--- What the exercise asks ---
Take the lines from the head of the listing through the one bearing "const xTicks = [0, 5, 10, 15, 20, 25];" and copy them exactly, leaving every picture out.

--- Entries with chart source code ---
■ ■ ■

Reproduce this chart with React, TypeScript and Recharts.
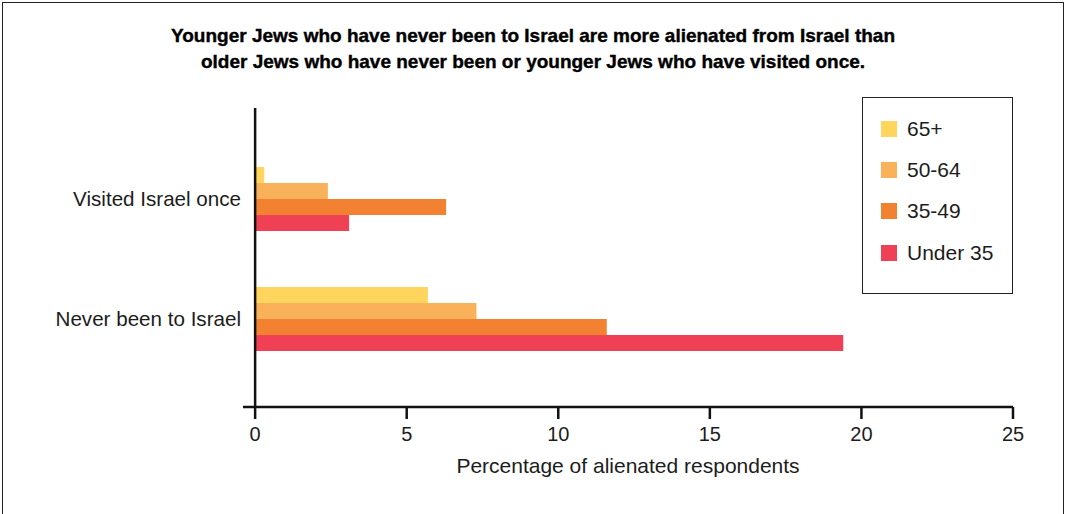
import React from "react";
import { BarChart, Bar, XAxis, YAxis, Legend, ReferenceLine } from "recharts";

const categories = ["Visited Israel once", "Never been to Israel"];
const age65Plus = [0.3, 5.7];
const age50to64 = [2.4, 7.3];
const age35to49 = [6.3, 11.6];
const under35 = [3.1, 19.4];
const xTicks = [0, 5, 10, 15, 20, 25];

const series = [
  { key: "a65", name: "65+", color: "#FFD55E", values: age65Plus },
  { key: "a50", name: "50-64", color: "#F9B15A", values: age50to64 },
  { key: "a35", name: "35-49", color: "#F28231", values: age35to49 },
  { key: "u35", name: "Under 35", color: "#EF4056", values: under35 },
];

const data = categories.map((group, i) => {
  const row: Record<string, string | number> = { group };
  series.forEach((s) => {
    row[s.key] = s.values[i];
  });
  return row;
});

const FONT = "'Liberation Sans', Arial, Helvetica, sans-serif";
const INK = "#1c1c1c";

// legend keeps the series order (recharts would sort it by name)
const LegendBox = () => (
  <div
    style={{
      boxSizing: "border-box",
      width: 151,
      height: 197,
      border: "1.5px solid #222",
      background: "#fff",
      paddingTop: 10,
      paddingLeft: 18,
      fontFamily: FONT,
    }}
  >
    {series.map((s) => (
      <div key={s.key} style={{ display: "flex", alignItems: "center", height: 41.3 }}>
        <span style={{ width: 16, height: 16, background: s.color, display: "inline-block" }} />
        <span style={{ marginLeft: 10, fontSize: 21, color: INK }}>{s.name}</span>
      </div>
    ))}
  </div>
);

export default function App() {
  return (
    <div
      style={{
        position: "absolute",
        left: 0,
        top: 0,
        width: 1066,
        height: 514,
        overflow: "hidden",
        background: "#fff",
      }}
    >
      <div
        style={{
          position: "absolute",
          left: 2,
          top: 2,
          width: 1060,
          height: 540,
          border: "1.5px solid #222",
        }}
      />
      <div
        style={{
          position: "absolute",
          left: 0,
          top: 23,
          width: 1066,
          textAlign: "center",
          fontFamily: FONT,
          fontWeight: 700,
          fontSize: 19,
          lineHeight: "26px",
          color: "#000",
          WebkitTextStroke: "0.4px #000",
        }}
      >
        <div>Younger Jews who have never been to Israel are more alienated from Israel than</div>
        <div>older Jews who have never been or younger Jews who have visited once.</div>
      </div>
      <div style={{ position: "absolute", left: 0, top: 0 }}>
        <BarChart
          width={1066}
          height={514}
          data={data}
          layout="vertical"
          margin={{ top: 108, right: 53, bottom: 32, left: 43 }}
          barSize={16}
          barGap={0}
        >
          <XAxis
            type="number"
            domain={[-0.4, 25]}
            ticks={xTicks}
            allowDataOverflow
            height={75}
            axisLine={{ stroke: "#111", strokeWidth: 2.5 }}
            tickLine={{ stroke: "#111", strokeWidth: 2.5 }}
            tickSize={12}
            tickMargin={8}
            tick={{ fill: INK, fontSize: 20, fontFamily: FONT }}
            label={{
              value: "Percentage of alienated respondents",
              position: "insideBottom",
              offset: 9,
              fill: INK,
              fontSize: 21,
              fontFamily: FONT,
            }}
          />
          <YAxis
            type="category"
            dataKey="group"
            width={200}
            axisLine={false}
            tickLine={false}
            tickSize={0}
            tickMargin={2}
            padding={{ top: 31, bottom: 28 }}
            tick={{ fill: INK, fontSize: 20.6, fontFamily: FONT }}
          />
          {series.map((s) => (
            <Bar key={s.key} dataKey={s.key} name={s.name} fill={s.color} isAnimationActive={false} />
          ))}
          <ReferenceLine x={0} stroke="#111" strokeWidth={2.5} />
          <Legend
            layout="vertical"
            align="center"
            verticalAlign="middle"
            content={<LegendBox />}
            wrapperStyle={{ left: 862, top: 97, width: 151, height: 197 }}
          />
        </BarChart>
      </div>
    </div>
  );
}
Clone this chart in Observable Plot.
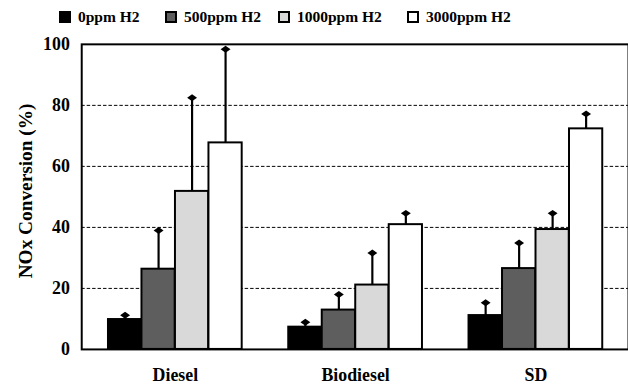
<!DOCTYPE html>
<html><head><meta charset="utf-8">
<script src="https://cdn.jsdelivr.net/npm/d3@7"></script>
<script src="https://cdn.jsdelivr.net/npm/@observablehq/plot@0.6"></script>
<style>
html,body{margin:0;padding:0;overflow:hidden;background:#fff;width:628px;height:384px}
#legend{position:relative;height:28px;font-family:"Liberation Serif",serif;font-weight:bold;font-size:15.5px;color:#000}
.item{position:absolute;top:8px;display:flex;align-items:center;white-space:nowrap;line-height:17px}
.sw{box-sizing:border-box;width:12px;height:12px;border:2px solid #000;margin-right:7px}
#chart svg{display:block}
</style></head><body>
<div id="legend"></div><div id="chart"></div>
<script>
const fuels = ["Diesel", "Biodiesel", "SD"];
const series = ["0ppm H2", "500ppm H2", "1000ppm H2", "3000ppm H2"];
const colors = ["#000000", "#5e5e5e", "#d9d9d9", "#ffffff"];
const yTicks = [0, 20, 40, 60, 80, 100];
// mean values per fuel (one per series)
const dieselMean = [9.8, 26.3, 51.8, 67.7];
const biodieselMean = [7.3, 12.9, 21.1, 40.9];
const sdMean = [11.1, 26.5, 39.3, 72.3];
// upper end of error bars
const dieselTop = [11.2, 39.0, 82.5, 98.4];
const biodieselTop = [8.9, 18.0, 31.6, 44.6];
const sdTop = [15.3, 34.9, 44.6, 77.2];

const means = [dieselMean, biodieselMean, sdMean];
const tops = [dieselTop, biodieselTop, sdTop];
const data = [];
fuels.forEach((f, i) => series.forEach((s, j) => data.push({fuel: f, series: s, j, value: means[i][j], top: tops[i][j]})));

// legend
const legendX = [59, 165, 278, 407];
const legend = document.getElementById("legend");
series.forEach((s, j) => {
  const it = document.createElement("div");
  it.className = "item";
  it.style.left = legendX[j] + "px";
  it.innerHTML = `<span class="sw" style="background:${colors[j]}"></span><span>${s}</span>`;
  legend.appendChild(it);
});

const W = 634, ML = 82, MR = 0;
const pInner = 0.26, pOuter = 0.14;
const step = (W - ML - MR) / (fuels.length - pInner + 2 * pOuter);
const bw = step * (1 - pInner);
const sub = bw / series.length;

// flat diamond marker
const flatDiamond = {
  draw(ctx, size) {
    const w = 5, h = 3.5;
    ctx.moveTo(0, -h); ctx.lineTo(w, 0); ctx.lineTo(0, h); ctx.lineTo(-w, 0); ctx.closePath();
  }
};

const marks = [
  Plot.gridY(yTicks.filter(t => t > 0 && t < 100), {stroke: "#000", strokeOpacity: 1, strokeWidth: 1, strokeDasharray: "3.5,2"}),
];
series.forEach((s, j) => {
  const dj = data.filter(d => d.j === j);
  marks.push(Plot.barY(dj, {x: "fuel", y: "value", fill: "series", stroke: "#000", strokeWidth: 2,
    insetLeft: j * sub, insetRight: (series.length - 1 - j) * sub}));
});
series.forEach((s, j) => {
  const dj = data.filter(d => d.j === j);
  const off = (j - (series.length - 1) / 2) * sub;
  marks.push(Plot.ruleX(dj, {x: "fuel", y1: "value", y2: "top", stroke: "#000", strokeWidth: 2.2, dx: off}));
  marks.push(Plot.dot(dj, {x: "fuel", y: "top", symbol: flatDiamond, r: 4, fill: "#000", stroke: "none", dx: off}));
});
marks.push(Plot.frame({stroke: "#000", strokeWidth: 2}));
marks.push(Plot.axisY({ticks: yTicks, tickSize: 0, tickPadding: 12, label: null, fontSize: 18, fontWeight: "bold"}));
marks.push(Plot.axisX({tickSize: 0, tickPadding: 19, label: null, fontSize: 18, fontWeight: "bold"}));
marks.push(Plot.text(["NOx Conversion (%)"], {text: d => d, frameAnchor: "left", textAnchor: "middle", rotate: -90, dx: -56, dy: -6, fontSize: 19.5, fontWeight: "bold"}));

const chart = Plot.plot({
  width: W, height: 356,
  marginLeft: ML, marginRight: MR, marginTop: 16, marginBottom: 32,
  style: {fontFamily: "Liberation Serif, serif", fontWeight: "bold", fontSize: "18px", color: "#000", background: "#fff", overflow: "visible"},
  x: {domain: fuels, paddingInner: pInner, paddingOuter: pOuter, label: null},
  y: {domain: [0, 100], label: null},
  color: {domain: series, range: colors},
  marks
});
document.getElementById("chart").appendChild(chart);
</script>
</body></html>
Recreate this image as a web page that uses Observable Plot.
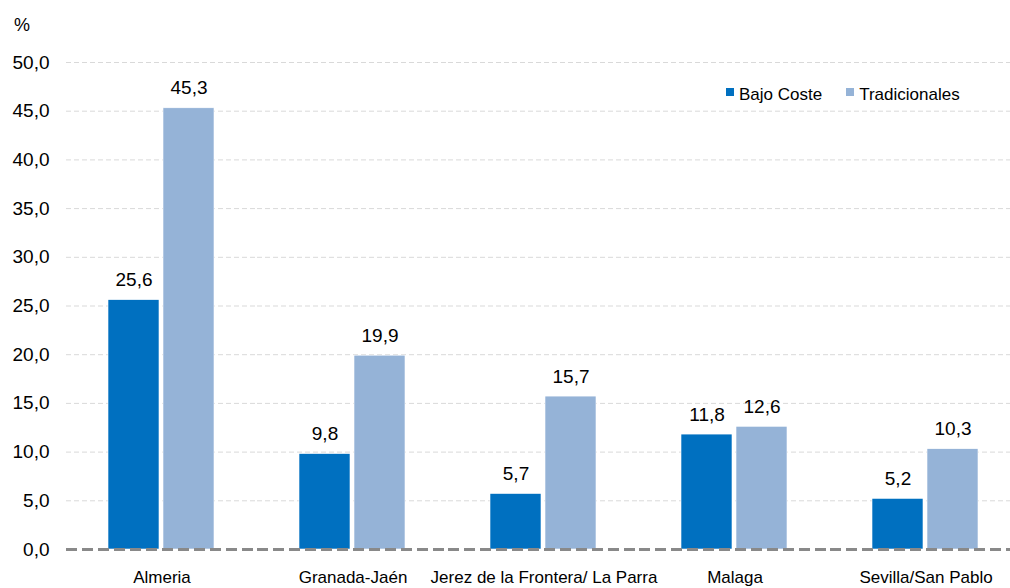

■ ■ ■

--- Exercise response ---
Reproduce this chart with React, TypeScript and Recharts.
import React from "react";
import { BarChart, Bar, XAxis, YAxis, Legend, ReferenceLine } from "recharts";

const categories = ["Visited Israel once", "Never been to Israel"];
const age65Plus = [0.3, 5.7];
const age50to64 = [2.4, 7.3];
const age35to49 = [6.3, 11.6];
const under35 = [3.1, 19.4];
const xTicks = [0, 5, 10, 15, 20, 25];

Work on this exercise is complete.